A risk-reduction counseling session also provides volunteers with some basic information on HIV/AIDS and how it is transmitted. This may help to dispel any myths about how they can become HIV infected and can aid volunteers in identifying their true risk behaviors.
What is a risk-reduction plan?
During a risk-reduction counseling session the counselor works with each trial participant to develop an individualized plan for how to change his or her risk behaviors. Behavioral changes are often difficult for people to make so counselors should enquire about the volunteer’s attitudes and beliefs to determine how these may be contributing to their HIV risk. Counselors should also try to give volunteers several options for how to protect themselves because each volunteer is unique, even if they participate in the same risk activity. The risk-reduction plan that the counselor and volunteer create is personalized and each volunteer’s questions and concerns should be considered so that the volunteer is more likely to adhere to it.
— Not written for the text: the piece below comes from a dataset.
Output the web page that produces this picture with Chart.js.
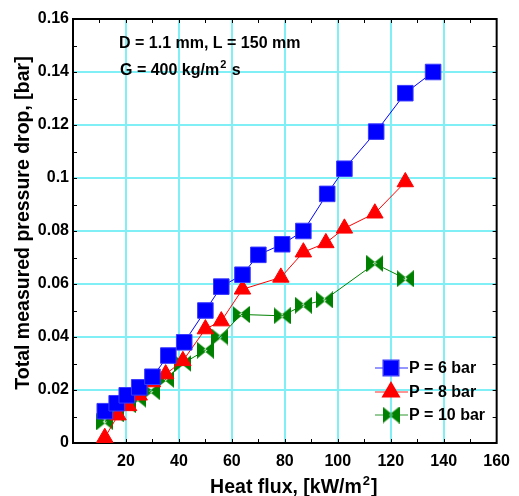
<!DOCTYPE html>
<html>
<head>
<meta charset="utf-8">
<script src="https://cdn.jsdelivr.net/npm/chart.js@4.4.1/dist/chart.umd.min.js"></script>
<style>
  html, body { margin: 0; padding: 0; background: #fff; }
  #wrap { width: 519px; height: 496px; }
</style>
</head>
<body>
<div id="wrap"><canvas id="chart" width="519" height="496"></canvas></div>
<script>
// heat flux [kW/m2] and total pressure drop [bar] for each saturation pressure
const flux6 = [12, 16.5, 20.3, 25, 30, 36, 42, 50, 56, 64, 70, 79, 87, 96, 102.5, 114.5, 125.5, 136]
const drop6 = [0.012, 0.015, 0.018, 0.021, 0.025, 0.033, 0.038, 0.050, 0.059, 0.0635, 0.071, 0.075, 0.080, 0.094, 0.1035, 0.1175, 0.132, 0.140]

const flux8 = [12, 17, 21, 25, 30, 35, 41.5, 50, 56, 64, 78.5, 87, 95.5, 102.5, 114, 125.5]
const drop8 = [0.002, 0.0105, 0.014, 0.018, 0.023, 0.026, 0.031, 0.043, 0.046, 0.058, 0.0625, 0.072, 0.0755, 0.081, 0.0867, 0.0985]

const flux10 = [12, 16, 20.5, 24.5, 29.5, 35, 41.5, 50, 55.5, 63.5, 79, 87, 95, 114, 125.5]
const drop10 = [0.008, 0.011, 0.0145, 0.0165, 0.0195, 0.024, 0.030, 0.035, 0.040, 0.0485, 0.048, 0.052, 0.054, 0.0677, 0.062]

const seriesLabels = ['P = 6 bar', 'P = 8 bar', 'P = 10 bar']
const infoLine1 = 'D = 1.1 mm, L = 150 mm'
const infoLine2 = ['G = 400 kg/m', '2', ' s']
const xTitle = ['Heat flux, [kW/m', '2', ']']
const yTitle = 'Total measured pressure drop, [bar]'

const FONT = 'Liberation Sans, Arial, Helvetica, sans-serif'
Chart.defaults.font.family = FONT
Chart.defaults.font.size = 16
Chart.defaults.font.weight = 'bold'
Chart.defaults.color = '#000000'

const GRID = '#80f0f6'

// bow-tie marker (two triangles pointing at each other)
function bowtie(color) {
  const c = document.createElement('canvas')
  c.width = 17
  c.height = 17
  const g = c.getContext('2d')
  g.fillStyle = color
  g.beginPath()
  g.moveTo(0, 0); g.lineTo(10.5, 8.5); g.lineTo(0, 17); g.closePath()
  g.moveTo(17, 0); g.lineTo(6.5, 8.5); g.lineTo(17, 17); g.closePath()
  g.fill()
  return c
}

const toPoints = (xs, ys) => xs.map((x, i) => ({ x: x, y: ys[i] }))

// text with a raised middle part: [base, superscript, tail]
function superText(ctx, parts, x, y, size, supSize, rise) {
  ctx.font = 'bold ' + size + 'px ' + FONT
  ctx.fillText(parts[0], x, y)
  x += ctx.measureText(parts[0]).width + 1
  ctx.font = 'bold ' + supSize + 'px ' + FONT
  ctx.fillText(parts[1], x, y - rise)
  x += ctx.measureText(parts[1]).width + 1
  ctx.font = 'bold ' + size + 'px ' + FONT
  ctx.fillText(parts[2], x, y)
}

function superWidth(ctx, parts, size, supSize) {
  ctx.font = 'bold ' + size + 'px ' + FONT
  let w = ctx.measureText(parts[0]).width + ctx.measureText(parts[2]).width + 2
  ctx.font = 'bold ' + supSize + 'px ' + FONT
  return w + ctx.measureText(parts[1]).width
}

// frame, inward minor ticks, axis titles, text box and legend
const decorations = {
  id: 'decorations',
  beforeDatasetsDraw(chart) {
    const { ctx, chartArea: a, scales: { x, y } } = chart
    ctx.save()
    ctx.strokeStyle = '#000'
    ctx.lineWidth = 1
    ctx.beginPath()
    for (let v = 10; v < 160; v += 10) {
      const px = Math.round(x.getPixelForValue(v)) + 0.5
      ctx.moveTo(px, a.bottom); ctx.lineTo(px, a.bottom - 4)
      ctx.moveTo(px, a.top); ctx.lineTo(px, a.top + 4)
    }
    for (let k = 1; k < 16; k++) {
      const py = Math.round(y.getPixelForValue(k / 100)) + 0.5
      ctx.moveTo(a.left, py); ctx.lineTo(a.left + 4, py)
      ctx.moveTo(a.right, py); ctx.lineTo(a.right - 4, py)
    }
    ctx.stroke()
    ctx.lineWidth = 2
    ctx.strokeRect(a.left, a.top, a.right - a.left, a.bottom - a.top)
    ctx.restore()
  },
  afterDraw(chart) {
    const { ctx, chartArea: a } = chart
    ctx.save()
    ctx.fillStyle = '#000'
    ctx.textAlign = 'left'
    ctx.textBaseline = 'alphabetic'

    // axis titles
    const xw = superWidth(ctx, xTitle, 19.5, 13)
    superText(ctx, xTitle, (a.left + a.right) / 2 + 9 - xw / 2, 493, 19.5, 13, 8)
    ctx.save()
    ctx.translate(24, (a.top + a.bottom) / 2 - 8)
    ctx.rotate(-Math.PI / 2)
    ctx.textAlign = 'center'
    ctx.textBaseline = 'middle'
    ctx.font = 'bold 19.5px ' + FONT
    ctx.fillText(yTitle, 0, 0)
    ctx.restore()

    // description text
    ctx.font = 'bold 16px ' + FONT
    ctx.fillText(infoLine1, a.left + 46, a.top + 29)
    superText(ctx, infoLine2, a.left + 47, a.top + 56, 16, 11, 7)

    // legend: short line with marker, then label
    const mx = 391
    const rowsY = [368, 392, 415]
    chart.data.datasets.forEach((ds, i) => {
      const ly = rowsY[i]
      ctx.strokeStyle = ds.borderColor
      ctx.globalAlpha = 0.55
      ctx.lineWidth = 1.5
      ctx.beginPath()
      ctx.moveTo(mx - 16, ly)
      ctx.lineTo(mx + 17, ly)
      ctx.stroke()
      ctx.globalAlpha = 1
      ctx.fillStyle = ds.pointBackgroundColor
      ctx.strokeStyle = ds.pointBorderColor
      Chart.helpers.drawPoint(ctx, {
        pointStyle: ds.pointStyle,
        radius: ds.pointRadius,
        rotation: 0,
        borderWidth: 1
      }, mx, ly)
      ctx.fillStyle = '#000'
      ctx.textBaseline = 'middle'
      ctx.font = 'bold 16px ' + FONT
      ctx.fillText(ds.label, mx + 18, ly + 1)
    })
    ctx.restore()
  }
}

new Chart(document.getElementById('chart'), {
  type: 'line',
  data: {
    datasets: [{
      label: seriesLabels[0],
      data: toPoints(flux6, drop6),
      borderColor: '#0000ff',
      borderWidth: 1,
      pointStyle: 'rect',
      pointRadius: 11,
      pointBackgroundColor: '#0000ff',
      pointBorderColor: '#3a3aff',
      pointBorderWidth: 1
    }, {
      label: seriesLabels[1],
      data: toPoints(flux8, drop8),
      borderColor: '#ff0000',
      borderWidth: 1,
      pointStyle: 'triangle',
      pointRadius: 9.5,
      pointBackgroundColor: '#ff0000',
      pointBorderColor: '#ff0000',
      pointBorderWidth: 1
    }, {
      label: seriesLabels[2],
      data: toPoints(flux10, drop10),
      borderColor: '#008000',
      borderWidth: 1,
      pointStyle: bowtie('#008000'),
      pointRadius: 8,
      pointBackgroundColor: '#008000',
      pointBorderColor: '#008000',
      pointBorderWidth: 1
    }]
  },
  options: {
    responsive: false,
    animation: false,
    devicePixelRatio: 1,
    events: [],
    layout: { padding: { top: 19, right: 22, left: 0, bottom: 0 } },
    plugins: {
      legend: { display: false },
      tooltip: { enabled: false }
    },
    scales: {
      x: {
        type: 'linear',
        min: 0,
        max: 160,
        afterFit(scale) { scale.height = 53 },
        ticks: {
          stepSize: 20,
          padding: 9,
          maxRotation: 0,
          callback: v => (v === 0 ? '' : String(v))
        },
        grid: {
          drawTicks: false,
          lineWidth: 2,
          color: ctx => (ctx.tick && (ctx.tick.value === 0 || ctx.tick.value === 160) ? 'rgba(0,0,0,0)' : GRID)
        },
        border: { display: false }
      },
      y: {
        min: 0,
        max: 0.16,
        afterFit(scale) { scale.width = 73 },
        ticks: {
          stepSize: 0.02,
          padding: 4,
          callback: v => String(+v.toFixed(2))
        },
        grid: {
          drawTicks: false,
          lineWidth: 2,
          color: ctx => (ctx.tick && (ctx.tick.value === 0 || ctx.tick.value >= 0.159) ? 'rgba(0,0,0,0)' : GRID)
        },
        border: { display: false }
      }
    }
  },
  plugins: [decorations]
})
</script>
</body>
</html>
The messages should also change over the course of the study so that volunteers don’t get tired of hearing the same information.
In some studies risk-reduction counseling sessions are done with couples rather than individuals. This approach seems to work best for people who are at risk of becoming HIV infected through heterosexual transmission such as discordant couples, where only one partner is infected. Many women are still at risk of HIV infection in marriage, and for them risk-reduction counseling can be more effective if it addresses some of the power struggles or violence that occurs in the home.
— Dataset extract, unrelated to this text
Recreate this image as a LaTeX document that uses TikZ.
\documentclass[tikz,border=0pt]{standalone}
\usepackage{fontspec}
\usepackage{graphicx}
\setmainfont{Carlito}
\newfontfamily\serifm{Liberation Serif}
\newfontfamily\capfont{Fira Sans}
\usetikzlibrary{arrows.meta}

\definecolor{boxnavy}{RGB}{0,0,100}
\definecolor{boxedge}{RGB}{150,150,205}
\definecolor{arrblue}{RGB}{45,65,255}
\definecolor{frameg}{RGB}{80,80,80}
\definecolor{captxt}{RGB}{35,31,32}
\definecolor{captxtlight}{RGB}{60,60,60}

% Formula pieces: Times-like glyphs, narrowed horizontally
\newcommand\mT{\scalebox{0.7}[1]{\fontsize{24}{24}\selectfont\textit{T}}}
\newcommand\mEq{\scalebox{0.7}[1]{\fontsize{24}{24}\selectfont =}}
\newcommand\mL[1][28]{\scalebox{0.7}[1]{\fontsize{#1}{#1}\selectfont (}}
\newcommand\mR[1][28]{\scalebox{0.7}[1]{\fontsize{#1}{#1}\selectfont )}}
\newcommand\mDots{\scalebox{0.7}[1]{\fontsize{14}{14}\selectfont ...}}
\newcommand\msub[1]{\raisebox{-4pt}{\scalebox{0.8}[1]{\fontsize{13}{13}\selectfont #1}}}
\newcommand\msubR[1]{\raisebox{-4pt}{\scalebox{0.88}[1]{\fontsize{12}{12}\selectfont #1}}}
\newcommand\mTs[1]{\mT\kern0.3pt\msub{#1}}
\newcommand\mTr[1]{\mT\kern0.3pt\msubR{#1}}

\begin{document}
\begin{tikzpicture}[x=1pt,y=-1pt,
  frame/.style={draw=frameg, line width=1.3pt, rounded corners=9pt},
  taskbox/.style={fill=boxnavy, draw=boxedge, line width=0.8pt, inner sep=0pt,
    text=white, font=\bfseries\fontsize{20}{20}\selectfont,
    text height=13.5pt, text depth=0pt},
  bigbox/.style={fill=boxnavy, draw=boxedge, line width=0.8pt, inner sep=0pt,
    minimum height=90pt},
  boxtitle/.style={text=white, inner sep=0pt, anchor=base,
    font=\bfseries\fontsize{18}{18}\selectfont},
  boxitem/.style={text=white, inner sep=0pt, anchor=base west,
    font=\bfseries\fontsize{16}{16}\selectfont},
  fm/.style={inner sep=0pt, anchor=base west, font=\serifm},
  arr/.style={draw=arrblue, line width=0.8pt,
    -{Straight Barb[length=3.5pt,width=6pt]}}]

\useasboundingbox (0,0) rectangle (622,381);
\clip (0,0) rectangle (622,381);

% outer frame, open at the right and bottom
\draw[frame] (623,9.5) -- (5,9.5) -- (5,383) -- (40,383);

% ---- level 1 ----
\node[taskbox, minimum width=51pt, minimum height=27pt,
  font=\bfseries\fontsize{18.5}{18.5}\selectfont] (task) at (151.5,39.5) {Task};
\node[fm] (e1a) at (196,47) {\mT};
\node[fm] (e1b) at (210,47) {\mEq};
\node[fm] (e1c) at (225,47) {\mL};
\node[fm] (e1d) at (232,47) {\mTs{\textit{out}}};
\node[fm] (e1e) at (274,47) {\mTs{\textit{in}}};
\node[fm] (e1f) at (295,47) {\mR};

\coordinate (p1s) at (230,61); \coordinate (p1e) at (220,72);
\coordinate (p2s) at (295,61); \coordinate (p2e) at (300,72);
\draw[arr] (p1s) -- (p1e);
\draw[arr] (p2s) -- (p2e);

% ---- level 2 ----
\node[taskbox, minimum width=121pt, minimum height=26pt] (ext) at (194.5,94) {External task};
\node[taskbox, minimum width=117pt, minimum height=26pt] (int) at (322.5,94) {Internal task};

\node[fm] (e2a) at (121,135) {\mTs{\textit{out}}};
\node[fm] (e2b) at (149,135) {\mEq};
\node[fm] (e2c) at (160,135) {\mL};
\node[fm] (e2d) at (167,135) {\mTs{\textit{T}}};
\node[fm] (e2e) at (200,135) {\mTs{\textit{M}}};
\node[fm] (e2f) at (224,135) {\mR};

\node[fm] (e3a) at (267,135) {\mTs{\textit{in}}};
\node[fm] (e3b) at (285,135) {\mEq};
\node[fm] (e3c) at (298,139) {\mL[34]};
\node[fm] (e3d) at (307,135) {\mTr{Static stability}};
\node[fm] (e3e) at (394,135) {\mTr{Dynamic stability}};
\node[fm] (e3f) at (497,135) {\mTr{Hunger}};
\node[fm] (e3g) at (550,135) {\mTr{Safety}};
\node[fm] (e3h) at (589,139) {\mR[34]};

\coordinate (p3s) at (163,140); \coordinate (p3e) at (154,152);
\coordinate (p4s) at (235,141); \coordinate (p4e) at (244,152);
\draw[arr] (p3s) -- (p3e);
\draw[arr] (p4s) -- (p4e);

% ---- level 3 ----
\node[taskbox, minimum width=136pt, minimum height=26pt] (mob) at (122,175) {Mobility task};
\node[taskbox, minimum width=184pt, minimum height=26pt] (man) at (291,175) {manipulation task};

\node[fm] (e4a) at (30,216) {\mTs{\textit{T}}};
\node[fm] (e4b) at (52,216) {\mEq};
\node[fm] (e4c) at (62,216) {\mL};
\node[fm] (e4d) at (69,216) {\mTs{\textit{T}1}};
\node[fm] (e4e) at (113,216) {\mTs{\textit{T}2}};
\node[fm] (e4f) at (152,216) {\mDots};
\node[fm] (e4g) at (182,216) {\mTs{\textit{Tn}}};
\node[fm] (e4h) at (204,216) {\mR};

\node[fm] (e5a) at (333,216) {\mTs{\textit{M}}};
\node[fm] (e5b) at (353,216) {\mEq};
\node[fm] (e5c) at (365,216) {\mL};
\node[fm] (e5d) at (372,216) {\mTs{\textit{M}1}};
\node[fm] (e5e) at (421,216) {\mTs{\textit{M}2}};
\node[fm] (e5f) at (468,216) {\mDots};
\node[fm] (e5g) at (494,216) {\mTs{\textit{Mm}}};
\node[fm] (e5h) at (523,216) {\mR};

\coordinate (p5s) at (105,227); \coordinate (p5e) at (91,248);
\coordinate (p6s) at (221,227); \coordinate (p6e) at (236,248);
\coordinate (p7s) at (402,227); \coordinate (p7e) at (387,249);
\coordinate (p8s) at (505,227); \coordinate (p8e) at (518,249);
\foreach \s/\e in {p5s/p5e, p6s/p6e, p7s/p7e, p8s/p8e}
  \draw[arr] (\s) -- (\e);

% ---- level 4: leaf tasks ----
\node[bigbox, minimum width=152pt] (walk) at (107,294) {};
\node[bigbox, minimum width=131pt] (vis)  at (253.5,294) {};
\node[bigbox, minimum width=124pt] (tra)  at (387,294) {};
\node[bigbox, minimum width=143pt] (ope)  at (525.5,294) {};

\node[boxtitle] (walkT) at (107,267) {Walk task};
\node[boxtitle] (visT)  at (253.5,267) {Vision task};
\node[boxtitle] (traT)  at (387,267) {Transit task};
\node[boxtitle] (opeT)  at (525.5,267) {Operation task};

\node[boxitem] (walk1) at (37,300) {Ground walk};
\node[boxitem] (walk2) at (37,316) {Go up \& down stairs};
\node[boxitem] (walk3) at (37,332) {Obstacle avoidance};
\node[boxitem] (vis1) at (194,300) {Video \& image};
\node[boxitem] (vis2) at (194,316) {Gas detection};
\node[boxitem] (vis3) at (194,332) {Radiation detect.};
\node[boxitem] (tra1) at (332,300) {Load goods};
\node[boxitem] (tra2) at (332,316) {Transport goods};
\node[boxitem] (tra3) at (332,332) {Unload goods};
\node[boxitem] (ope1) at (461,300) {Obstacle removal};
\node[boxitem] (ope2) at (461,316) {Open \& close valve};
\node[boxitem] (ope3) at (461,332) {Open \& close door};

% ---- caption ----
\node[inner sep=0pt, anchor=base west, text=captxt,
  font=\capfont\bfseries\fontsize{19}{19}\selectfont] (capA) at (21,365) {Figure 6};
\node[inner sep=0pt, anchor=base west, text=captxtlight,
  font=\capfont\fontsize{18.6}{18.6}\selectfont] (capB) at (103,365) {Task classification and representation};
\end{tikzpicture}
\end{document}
The counselor should try to create an environment that allows volunteers to be comfortable discussing their personal behaviors. Risk-reduction counseling sessions require counselors to dedicate large amounts of time and effort as many participants may initially be unwilling to discuss details about their sexual activities with strangers. But the more information the volunteers provide, the more likely their risk-reduction plan will be successful. One way counselors can put volunteers at ease is to use supportive verbal and body language. They should also remain objective and avoid judging the volunteer.
Does risk-reduction counseling work?
Several clinical trials in the US have shown that individual risk-reduction counseling sessions are effective in getting people to change their behaviors and reduce their risk. But little is known about how these results translate to other cultures.
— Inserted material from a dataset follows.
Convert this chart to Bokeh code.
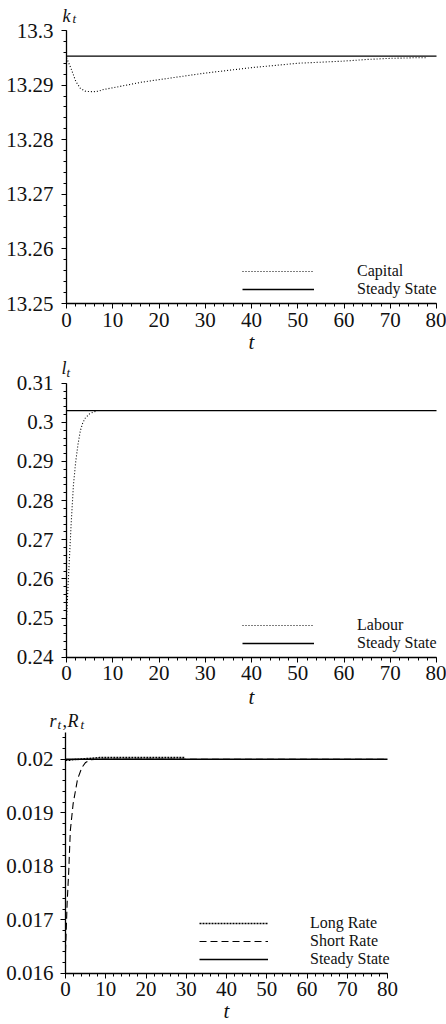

Only one efficacy trial of a preventive AIDS vaccine candidate has been completed to date. During this trial volunteers in Thailand and the US were provided with risk-reduction counseling every 3 months for the first two years and then every 6 months for the final year. Researchers have heavily studied the risk behaviors of these participants over the course of the trial and their reasons for volunteering. In some cases the risk behaviors of the volunteers actually declined among both the vaccine and placebo groups, leading to a lower incidence of HIV infection than anticipated for the study period. This is one way a vaccine trial can benefit a community even if the candidate is found ineffective. Researchers also found that several people reported joining this trial specifically to learn about reducing their risk behaviors. This observation further supports the need for intensive risk-reduction counseling in the context of AIDS vaccine trials.